> Stated problem: Extract everything from the first line through the line with "import plotly.graph_objects as go", both ends included, except for any pictures.

> Source data:
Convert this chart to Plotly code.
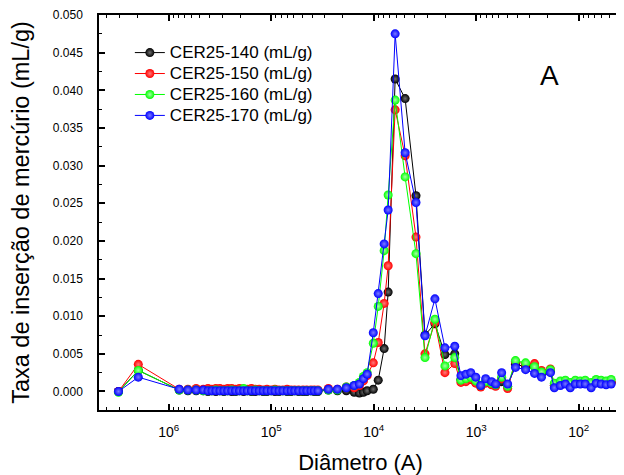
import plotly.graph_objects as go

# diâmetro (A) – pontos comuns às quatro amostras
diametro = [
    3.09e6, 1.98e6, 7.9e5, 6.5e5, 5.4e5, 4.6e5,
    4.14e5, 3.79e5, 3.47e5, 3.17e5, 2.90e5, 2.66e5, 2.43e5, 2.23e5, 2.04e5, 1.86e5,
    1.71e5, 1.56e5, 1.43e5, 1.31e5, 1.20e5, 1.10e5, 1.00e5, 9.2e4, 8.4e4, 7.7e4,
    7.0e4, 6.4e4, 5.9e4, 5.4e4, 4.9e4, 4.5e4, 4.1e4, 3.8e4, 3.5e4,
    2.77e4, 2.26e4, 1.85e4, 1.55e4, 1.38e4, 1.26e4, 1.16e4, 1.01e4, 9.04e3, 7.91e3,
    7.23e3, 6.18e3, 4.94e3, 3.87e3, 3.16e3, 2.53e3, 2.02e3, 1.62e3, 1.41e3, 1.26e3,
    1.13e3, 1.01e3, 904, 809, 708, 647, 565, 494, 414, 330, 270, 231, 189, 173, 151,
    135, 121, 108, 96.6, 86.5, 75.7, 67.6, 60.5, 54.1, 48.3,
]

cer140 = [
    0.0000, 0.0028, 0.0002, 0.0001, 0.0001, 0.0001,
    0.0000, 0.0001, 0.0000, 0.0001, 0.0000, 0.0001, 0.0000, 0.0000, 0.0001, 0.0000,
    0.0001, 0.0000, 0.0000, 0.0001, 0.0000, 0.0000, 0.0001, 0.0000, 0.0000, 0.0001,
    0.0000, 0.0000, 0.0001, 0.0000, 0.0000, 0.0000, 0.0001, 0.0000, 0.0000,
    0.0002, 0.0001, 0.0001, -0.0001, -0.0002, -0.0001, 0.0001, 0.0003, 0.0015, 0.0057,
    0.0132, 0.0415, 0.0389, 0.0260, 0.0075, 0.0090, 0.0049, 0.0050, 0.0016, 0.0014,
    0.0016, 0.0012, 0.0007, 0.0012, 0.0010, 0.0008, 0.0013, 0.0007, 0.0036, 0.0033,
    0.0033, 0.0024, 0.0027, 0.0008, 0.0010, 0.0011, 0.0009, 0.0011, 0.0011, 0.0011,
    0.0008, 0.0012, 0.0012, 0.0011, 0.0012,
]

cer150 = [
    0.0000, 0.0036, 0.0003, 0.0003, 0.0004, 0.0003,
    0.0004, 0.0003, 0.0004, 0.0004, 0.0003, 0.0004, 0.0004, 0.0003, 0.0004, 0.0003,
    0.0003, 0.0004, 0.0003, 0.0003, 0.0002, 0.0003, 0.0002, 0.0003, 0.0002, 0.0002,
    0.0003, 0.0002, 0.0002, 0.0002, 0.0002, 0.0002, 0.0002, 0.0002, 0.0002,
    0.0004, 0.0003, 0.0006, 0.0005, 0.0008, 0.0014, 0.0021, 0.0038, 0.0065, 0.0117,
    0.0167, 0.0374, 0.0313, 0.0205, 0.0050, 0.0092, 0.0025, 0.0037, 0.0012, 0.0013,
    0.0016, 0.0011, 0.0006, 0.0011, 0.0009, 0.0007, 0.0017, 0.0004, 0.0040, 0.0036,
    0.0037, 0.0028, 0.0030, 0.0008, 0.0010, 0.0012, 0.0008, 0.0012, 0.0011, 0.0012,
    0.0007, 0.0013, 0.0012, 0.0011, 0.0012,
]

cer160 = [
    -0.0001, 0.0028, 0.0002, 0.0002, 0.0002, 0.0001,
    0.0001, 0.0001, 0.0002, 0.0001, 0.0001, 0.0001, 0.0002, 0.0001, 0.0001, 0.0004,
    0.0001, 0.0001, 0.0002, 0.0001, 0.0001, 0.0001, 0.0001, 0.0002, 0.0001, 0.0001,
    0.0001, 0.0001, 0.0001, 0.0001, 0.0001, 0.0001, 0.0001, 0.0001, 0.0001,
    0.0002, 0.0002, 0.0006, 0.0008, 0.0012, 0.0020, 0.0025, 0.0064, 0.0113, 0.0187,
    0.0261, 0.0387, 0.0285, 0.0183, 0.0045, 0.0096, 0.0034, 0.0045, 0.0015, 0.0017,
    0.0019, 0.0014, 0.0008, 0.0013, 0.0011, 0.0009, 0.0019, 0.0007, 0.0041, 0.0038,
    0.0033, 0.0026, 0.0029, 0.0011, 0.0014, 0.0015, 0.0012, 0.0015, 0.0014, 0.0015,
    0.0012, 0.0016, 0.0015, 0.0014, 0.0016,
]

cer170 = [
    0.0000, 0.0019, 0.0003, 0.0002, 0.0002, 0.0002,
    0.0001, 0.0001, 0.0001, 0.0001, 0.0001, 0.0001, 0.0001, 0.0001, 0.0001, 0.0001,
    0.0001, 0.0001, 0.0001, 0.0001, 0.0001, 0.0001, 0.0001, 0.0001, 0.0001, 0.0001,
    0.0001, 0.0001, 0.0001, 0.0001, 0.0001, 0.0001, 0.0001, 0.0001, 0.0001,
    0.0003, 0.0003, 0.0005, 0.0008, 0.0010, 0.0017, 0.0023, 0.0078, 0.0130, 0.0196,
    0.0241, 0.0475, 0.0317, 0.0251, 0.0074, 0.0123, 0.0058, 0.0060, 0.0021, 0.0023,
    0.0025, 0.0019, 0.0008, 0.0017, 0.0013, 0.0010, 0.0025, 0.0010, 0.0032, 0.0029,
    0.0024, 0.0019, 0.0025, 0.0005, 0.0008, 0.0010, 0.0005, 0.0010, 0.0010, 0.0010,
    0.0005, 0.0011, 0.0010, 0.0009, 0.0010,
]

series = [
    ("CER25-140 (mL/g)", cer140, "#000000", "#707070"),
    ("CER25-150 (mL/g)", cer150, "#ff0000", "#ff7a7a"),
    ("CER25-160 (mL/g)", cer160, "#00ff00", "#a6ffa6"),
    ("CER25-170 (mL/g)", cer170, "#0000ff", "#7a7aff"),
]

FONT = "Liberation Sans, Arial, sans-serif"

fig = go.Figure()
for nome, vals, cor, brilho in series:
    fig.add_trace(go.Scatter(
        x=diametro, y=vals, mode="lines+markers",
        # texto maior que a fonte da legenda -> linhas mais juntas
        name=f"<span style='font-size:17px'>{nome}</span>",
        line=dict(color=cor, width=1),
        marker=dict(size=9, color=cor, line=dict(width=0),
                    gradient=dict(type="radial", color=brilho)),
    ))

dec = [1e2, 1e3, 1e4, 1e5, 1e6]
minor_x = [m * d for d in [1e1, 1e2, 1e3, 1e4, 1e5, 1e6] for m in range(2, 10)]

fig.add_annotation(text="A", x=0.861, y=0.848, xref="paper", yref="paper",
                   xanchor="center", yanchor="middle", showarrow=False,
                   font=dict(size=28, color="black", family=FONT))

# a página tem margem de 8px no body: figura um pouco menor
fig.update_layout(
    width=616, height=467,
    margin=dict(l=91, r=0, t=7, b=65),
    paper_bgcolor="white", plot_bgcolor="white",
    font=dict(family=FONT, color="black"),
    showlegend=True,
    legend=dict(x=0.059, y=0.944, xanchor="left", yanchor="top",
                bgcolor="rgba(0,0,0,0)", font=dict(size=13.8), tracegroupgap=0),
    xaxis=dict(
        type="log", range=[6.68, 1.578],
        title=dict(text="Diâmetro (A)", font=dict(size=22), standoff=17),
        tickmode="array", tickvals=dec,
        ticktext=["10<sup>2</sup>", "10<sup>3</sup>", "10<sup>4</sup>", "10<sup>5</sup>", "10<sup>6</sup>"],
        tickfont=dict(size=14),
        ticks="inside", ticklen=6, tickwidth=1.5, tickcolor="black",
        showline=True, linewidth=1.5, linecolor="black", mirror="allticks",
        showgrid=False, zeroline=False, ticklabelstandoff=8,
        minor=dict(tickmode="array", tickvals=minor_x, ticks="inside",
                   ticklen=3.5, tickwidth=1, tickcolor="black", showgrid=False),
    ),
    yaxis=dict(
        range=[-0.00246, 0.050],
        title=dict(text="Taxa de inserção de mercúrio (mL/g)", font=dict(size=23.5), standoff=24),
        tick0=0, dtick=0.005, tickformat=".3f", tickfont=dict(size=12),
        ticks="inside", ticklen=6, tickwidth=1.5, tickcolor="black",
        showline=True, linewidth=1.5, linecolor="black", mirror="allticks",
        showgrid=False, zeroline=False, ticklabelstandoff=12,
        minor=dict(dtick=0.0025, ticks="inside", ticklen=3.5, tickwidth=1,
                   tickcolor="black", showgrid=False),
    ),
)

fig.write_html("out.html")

> In response:
Convert this chart to Plotly code.
import plotly.graph_objects as go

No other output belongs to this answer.